Appena quattro anni fa, il PD era era stato affidato al giovane rampante Matteo Renzi perché lo guidasse alla maggioranza assoluta, e invece l’ha schiantato contro un muro, dieci volte di seguito. In soli quattro anni, con le sue controriforme e la sua narrazione, ha perso tutto quello che c’era da perdere. A oggi, Renzi sembra coetaneo di Berlusconi. Il suo disfacimento è stato rapido quanto il suo sviluppo.

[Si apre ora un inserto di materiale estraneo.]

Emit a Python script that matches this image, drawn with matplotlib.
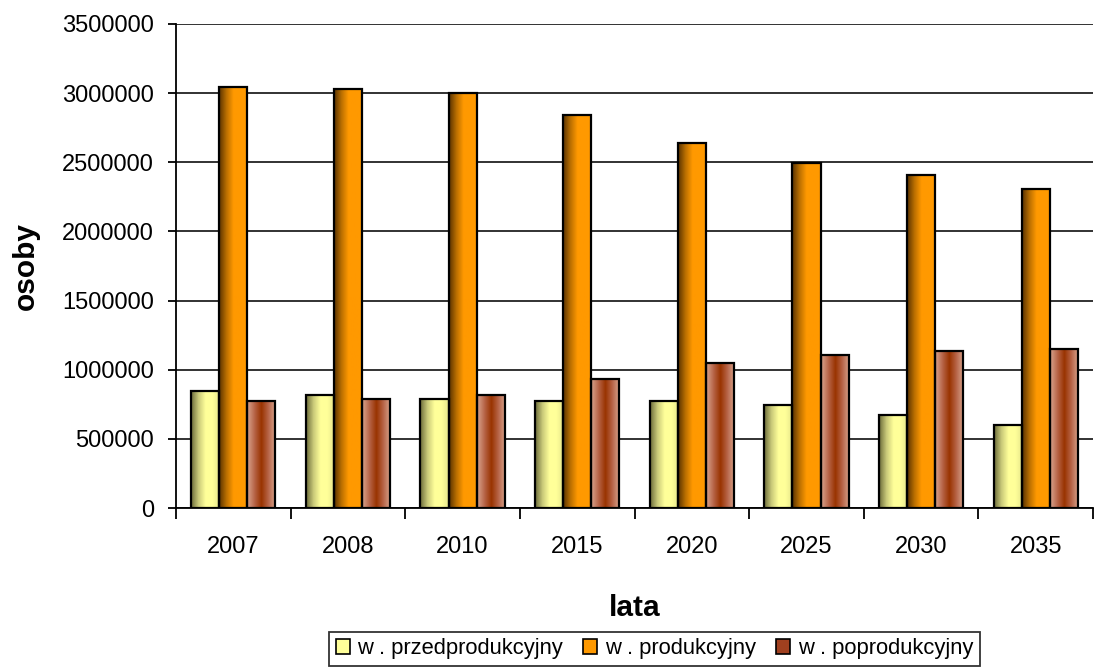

Al PD, se non si decompone, non resta che puntare a un altro stallo all’italiana stile 2013, che alla fine costringa tutti a quel Governissimo che era l’obiettivo originale del Rosatellum.

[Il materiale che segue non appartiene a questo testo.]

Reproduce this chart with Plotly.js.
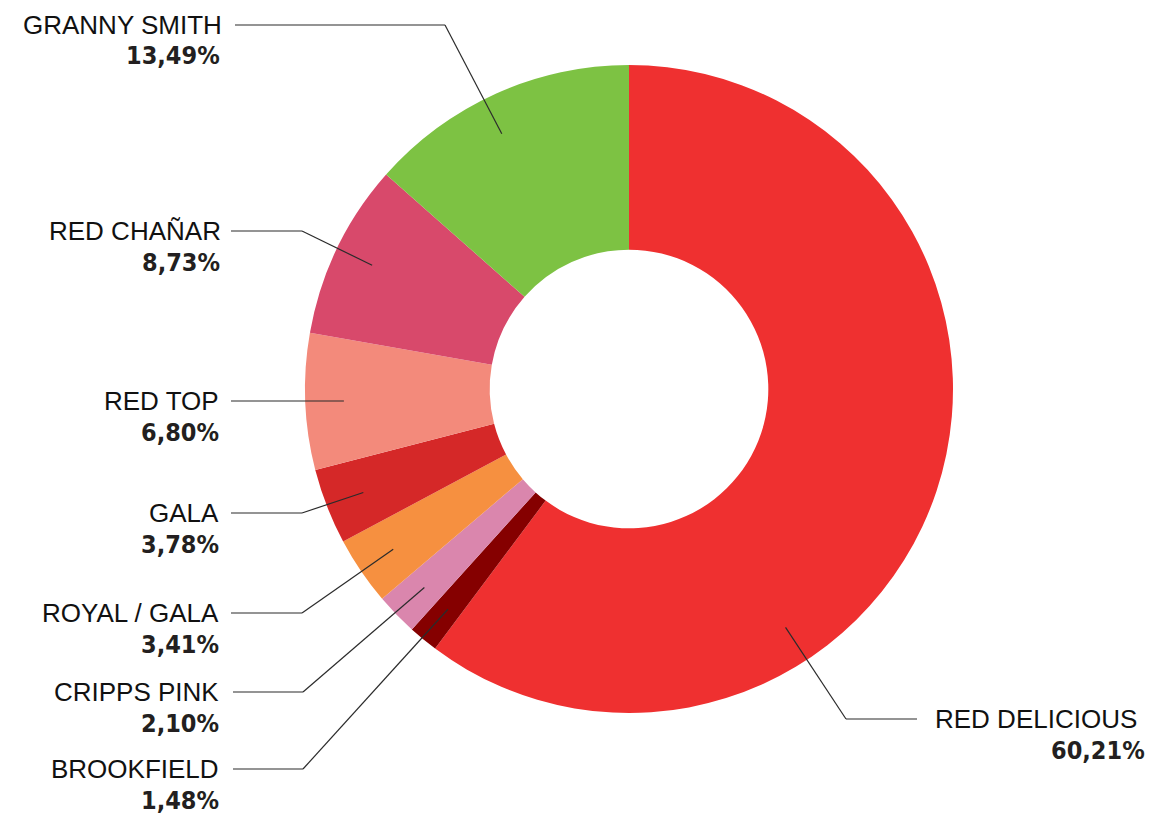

Nel frattempo resta in carica il conte Gentiloni, a cui Mattarella ha prescritto di non dimettersi proprio perché potesse rimanere a gestire gli affari correnti in una condizione di sostanziale impunità, tecnicamente già all’opposizione benché ancora al potere. Un governo di Schrödinger, contemporaneamente vivo e morto, mentre il presidente cerca di persuadere a convergere nello stesso esecutivo tutti quelli che si sono reciprocamente chiamati ladri, mafiosi, fascisti, assassini, rincoglioniti, analfabeti e zombie, e che hanno giurato di rottamarsi a vicenda. E non sarebbe neanche il suo dovere. La responsabilità di fare proposte costruttive sarebbe in teoria del vincitore. Se non ce ne fossero due, che hanno semi-vinto anche grazie alla loro ostentata irresponsabilità. Giurista, democristiano, e italiano, Mattarella sa bene che comunque tutti i governi sono fatti per cadere. Se ogni tentativo fallisse, scioglierà le Camere, e si tornerà a votare. Ogni sei mesi. Finché non avremo imparato.